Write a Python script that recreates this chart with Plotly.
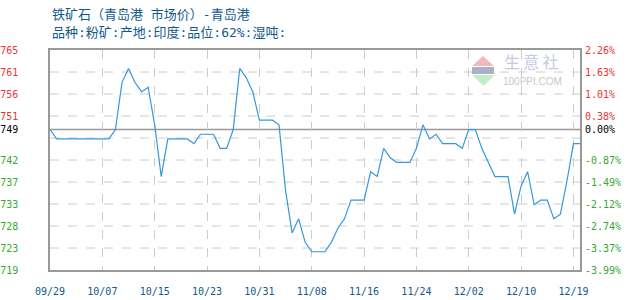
import plotly.graph_objects as go
import pandas as pd

# ---------------- data ----------------
all_days = pd.date_range("2023-09-29", "2023-12-20", freq="D")
dates = [d.strftime("%m/%d") for d in all_days if d.strftime("%m/%d") != "12/16"]

prices = [749, 747, 747, 747, 747, 747, 747, 747, 747, 747,
          749, 759, 762, 759, 757, 758, 750, 739, 747, 747,
          747, 747, 746, 748, 748, 748, 745, 745, 749, 762,
          760, 757, 751, 751, 751, 750, 736, 727, 730, 725,
          723, 723, 723, 725, 728, 730, 734, 734, 734, 740,
          739, 745, 743, 742, 742, 742, 745, 750, 747, 748,
          746, 746, 746, 745, 749, 749, 745, 742, 739, 739,
          739, 731, 737, 740, 733, 734, 734, 730, 731, 738,
          746, 746]

base_price = 749
pct_top = 2.26
pct_bottom = -3.99

left_tick_labels = ["719", "723", "728", "733", "737", "742", "749", "751", "756", "761", "765"]
right_tick_labels = ["-3.99%", "-3.37%", "-2.74%", "-2.12%", "-1.49%", "-0.87%", "0.00%",
                     "0.38%", "1.01%", "1.63%", "2.26%"]
x_tick_labels = ["09/29", "10/07", "10/15", "10/23", "10/31", "11/08",
                 "11/16", "11/24", "12/02", "12/10", "12/19"]

title_text = "铁矿石（青岛港 市场价）-青岛港"
subtitle_text = "品种:粉矿:产地:印度:品位:62%:湿吨:"

# ---------------- derived scales ----------------
ymin = base_price * (1 + pct_bottom / 100)
ymax = base_price * (1 + pct_top / 100)
n_int = 10
grid_vals = [ymin + (ymax - ymin) * k / n_int for k in range(n_int + 1)]
grid_pct = [pct_bottom + (pct_top - pct_bottom) * k / n_int for k in range(n_int + 1)]

# label positions: grid lines except the one hidden by the base line, plus the base
tick_vals = grid_vals[:6] + [base_price] + grid_vals[7:]
tick_pct = grid_pct[:6] + [0.0] + grid_pct[7:]

RED = "#ee3333"
GREEN = "#33aa33"


def colored(lbl, val, base):
    if abs(val - base) < 1e-9:
        c = "#000000"
    elif val > base:
        c = RED
    else:
        c = GREEN
    return f"<span style='color:{c}'>{lbl}</span>"


left_text = [colored(l, v, base_price) for l, v in zip(left_tick_labels, tick_vals)]
right_text = [colored(l, v, 0.0) for l, v in zip(right_tick_labels, tick_pct)]

TXT = "#105a8c"
MONO = "DejaVu Sans Mono, Noto Sans CJK SC"

fig = go.Figure()
fig.add_trace(go.Scatter(x=dates, y=prices, mode="lines",
                         line=dict(color="#3399dd", width=1.2),
                         hoverinfo="skip", showlegend=False))
fig.add_trace(go.Scatter(x=dates, y=[(p - base_price) / base_price * 100 for p in prices],
                         mode="lines", line=dict(color="rgba(0,0,0,0)", width=0),
                         yaxis="y2", hoverinfo="skip", showlegend=False))

W, H = 630, 300
ml, mr, mt, mb = 50, 50, 50, 30

fig.update_layout(
    width=W, height=H,
    margin=dict(l=ml, r=mr, t=mt, b=mb),
    paper_bgcolor="white", plot_bgcolor="white",
    xaxis=dict(
        type="category",
        range=[0, len(dates) - 1],
        tickmode="array",
        tickvals=[dates[i] for i in range(0, len(dates), 8)],
        ticktext=x_tick_labels,
        showgrid=True, gridcolor="#cccccc", griddash="dash", gridwidth=1,
        showline=True, linecolor="#999999", linewidth=1.5, mirror=True,
        ticks="", ticklabelstandoff=11, automargin=False,
        tickfont=dict(family=MONO, size=10, color=TXT),
        zeroline=False, fixedrange=True,
    ),
    yaxis=dict(
        range=[ymin, ymax],
        tickmode="array", tickvals=tick_vals, ticktext=left_text,
        showgrid=False,
        showline=True, linecolor="#999999", linewidth=1.5, mirror=True,
        ticks="", ticklabelstandoff=28, automargin=False,
        tickfont=dict(family=MONO, size=10),
        zeroline=False, fixedrange=True,
    ),
    yaxis2=dict(
        range=[pct_bottom, pct_top], overlaying="y", side="right",
        tickmode="array", tickvals=tick_pct, ticktext=right_text,
        showgrid=False, showline=False, ticks="", ticklabelstandoff=4, automargin=False,
        tickfont=dict(family=MONO, size=10),
        zeroline=False, fixedrange=True,
    ),
)

pw = W - ml - mr
ph = H - mt - mb


def px(xp):
    return (xp - ml) / pw


def py(yp):
    return (H - mb - yp) / ph


shapes = []
# dashed horizontal grid lines
for g in grid_vals[1:-1]:
    shapes.append(dict(type="line", xref="paper", x0=0, x1=1, yref="y", y0=g, y1=g,
                       line=dict(color="#cccccc", width=1, dash="dash"), layer="below"))
# base line
shapes.append(dict(type="line", xref="paper", x0=0, x1=1, yref="y", y0=base_price, y1=base_price,
                   line=dict(color="#999999", width=1.5), layer="below"))

# watermark logo
shapes.append(dict(type="path", xref="paper", yref="paper",
                   path=f"M {px(472)} {py(66)} L {px(483)} {py(56)} L {px(494)} {py(66)} Z",
                   fillcolor="#f5b8b8", line=dict(width=0), layer="below"))
shapes.append(dict(type="rect", xref="paper", yref="paper",
                   x0=px(472), x1=px(494), y0=py(74), y1=py(67),
                   fillcolor="#a9b1c2", line=dict(width=0), layer="below"))
shapes.append(dict(type="path", xref="paper", yref="paper",
                   path=f"M {px(472)} {py(75)} L {px(495)} {py(75)} L {px(483.5)} {py(86)} Z",
                   fillcolor="#c4ecc8", line=dict(width=0), layer="below"))
fig.update_layout(shapes=shapes)

fig.add_annotation(xref="paper", yref="paper", x=px(50), y=py(14), xanchor="left", yanchor="middle",
                   text=title_text, showarrow=False,
                   font=dict(family=MONO, size=13, color=TXT))
fig.add_annotation(xref="paper", yref="paper", x=px(50), y=py(32), xanchor="left", yanchor="middle",
                   text=subtitle_text, showarrow=False,
                   font=dict(family=MONO, size=13, color=TXT))
fig.add_annotation(xref="paper", yref="paper", x=px(531), y=py(74), xanchor="center", yanchor="bottom",
                   text="生\u2009意\u2009社", showarrow=False, borderpad=0,
                   font=dict(family="Noto Sans CJK SC", size=16, color="#c5cbdf"))
fig.add_annotation(xref="paper", yref="paper", x=px(532), y=py(75), xanchor="center", yanchor="top",
                   text="100PPI.COM", showarrow=False, borderpad=0,
                   font=dict(family="Liberation Sans", size=10, color="#c8c8c8"))

fig.write_html("out.html")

▸ **Given instruction**
Give again, exactly, the lines from the start of the data through the one holding "pct_bottom = -3.99"; omit the pictures.

▸ **Response**
Write a Python script that recreates this chart with Plotly.
import plotly.graph_objects as go
import pandas as pd

# ---------------- data ----------------
all_days = pd.date_range("2023-09-29", "2023-12-20", freq="D")
dates = [d.strftime("%m/%d") for d in all_days if d.strftime("%m/%d") != "12/16"]

prices = [749, 747, 747, 747, 747, 747, 747, 747, 747, 747,
          749, 759, 762, 759, 757, 758, 750, 739, 747, 747,
          747, 747, 746, 748, 748, 748, 745, 745, 749, 762,
          760, 757, 751, 751, 751, 750, 736, 727, 730, 725,
          723, 723, 723, 725, 728, 730, 734, 734, 734, 740,
          739, 745, 743, 742, 742, 742, 745, 750, 747, 748,
          746, 746, 746, 745, 749, 749, 745, 742, 739, 739,
          739, 731, 737, 740, 733, 734, 734, 730, 731, 738,
          746, 746]

base_price = 749
pct_top = 2.26
pct_bottom = -3.99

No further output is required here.